2.  Location, Location, Location.  A good site, research, detective work, understanding how people lose things, and experience trump good equipment.  If the targets are not there, no machine can help you.

3.  Depth is not everything.

4.  Getting a detector that has the ability to impart target information via nuanced audio is more advantageous than super precise target ID numbers.  Learning the audio language of your detector can often tell you a lot more than a memorizing target ID numbers.  

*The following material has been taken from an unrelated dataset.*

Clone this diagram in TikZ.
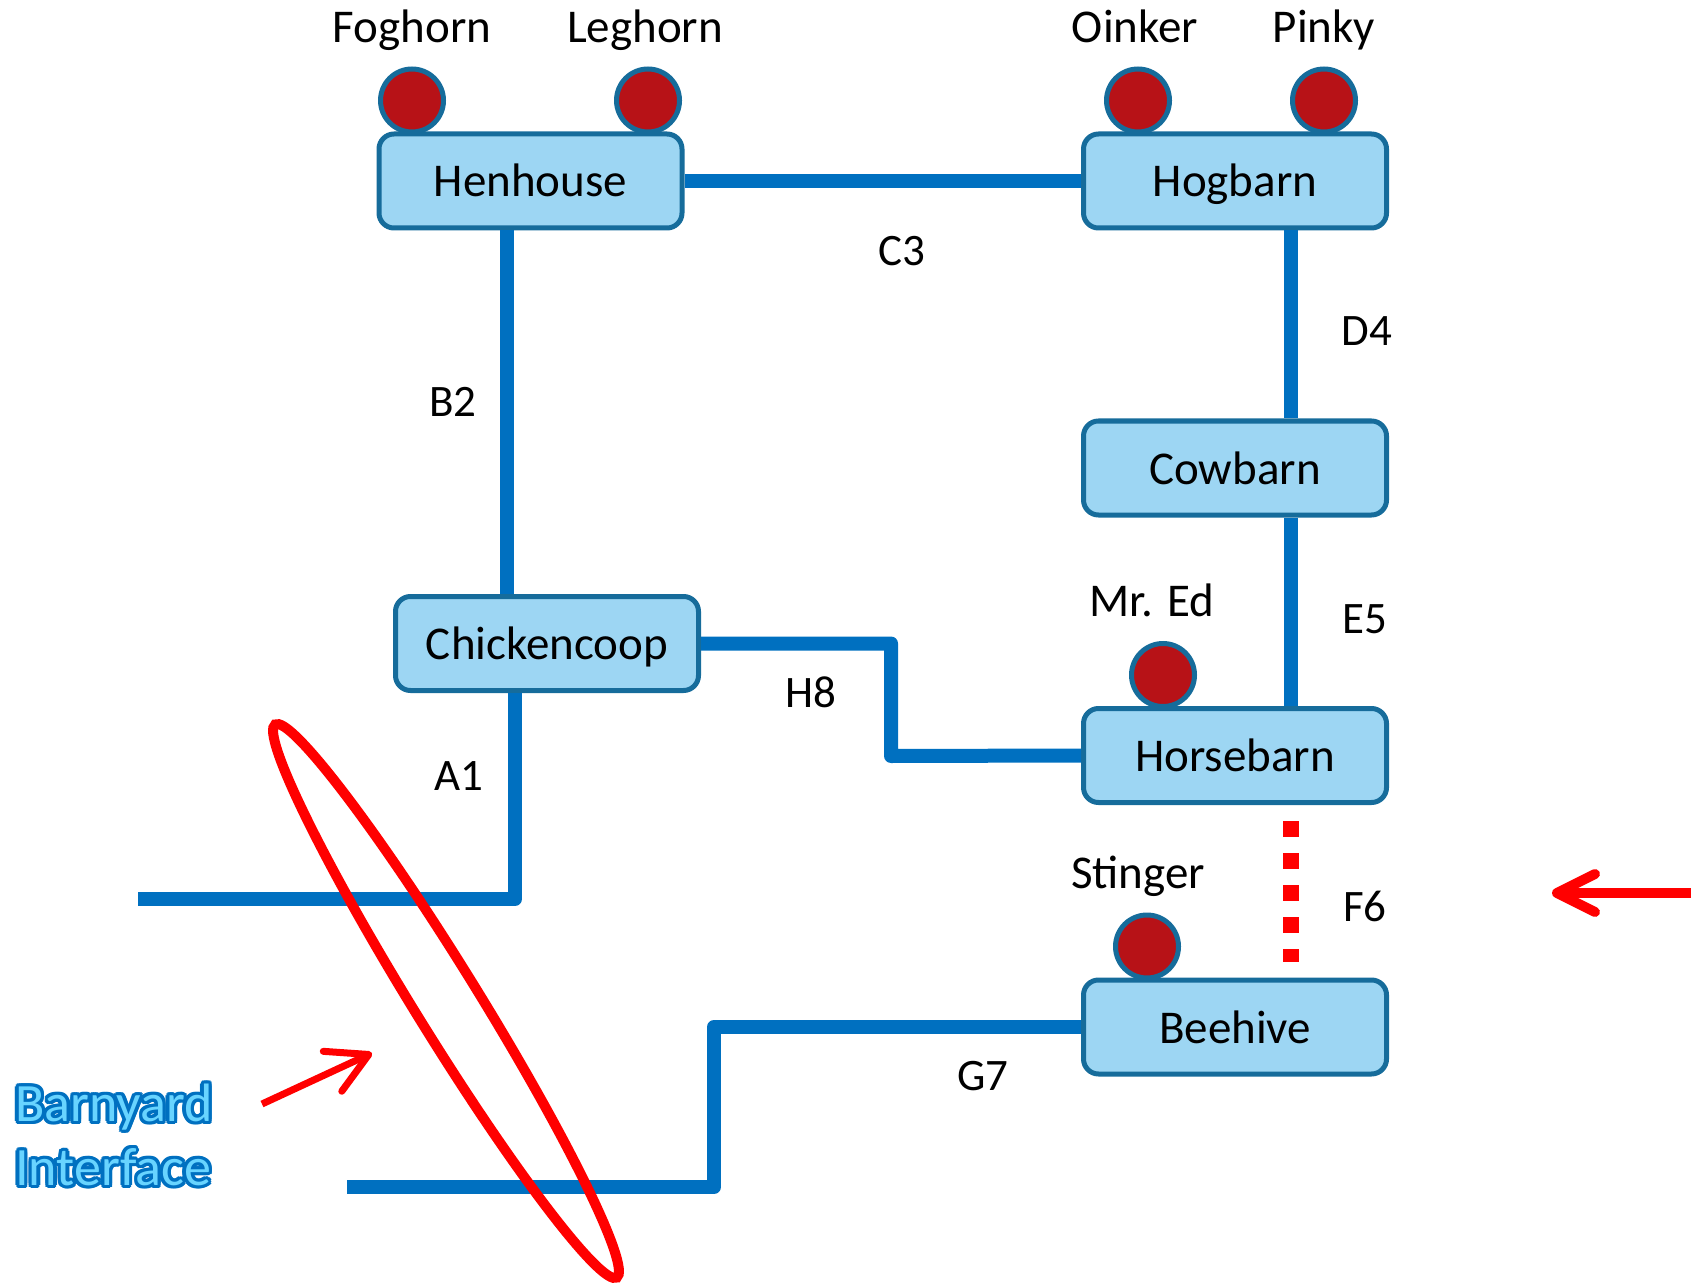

5.  Coil control and coverage help give you control over the audio and ensure you get your coil over the maximum number of targets.  Overlap your swing and move forward slowly to minimize missed coverage.  Often coil coverage is more important than depth, so elliptical coils than can provide that coverage without the added weight of a circular coil of the same diameter as the length of a coil can be advantageous.

6.  No site is ever really played out.  Targets are masked by junk.  No one truly gets their coil over every square inch of ground, and natural and man-made forces such as frost heave, rain drops, plant growth, plowing, and erosion all keep targets constantly moving in the ground.

7.  Increasing sensitivity above default settings often just results in more noise, not more depth.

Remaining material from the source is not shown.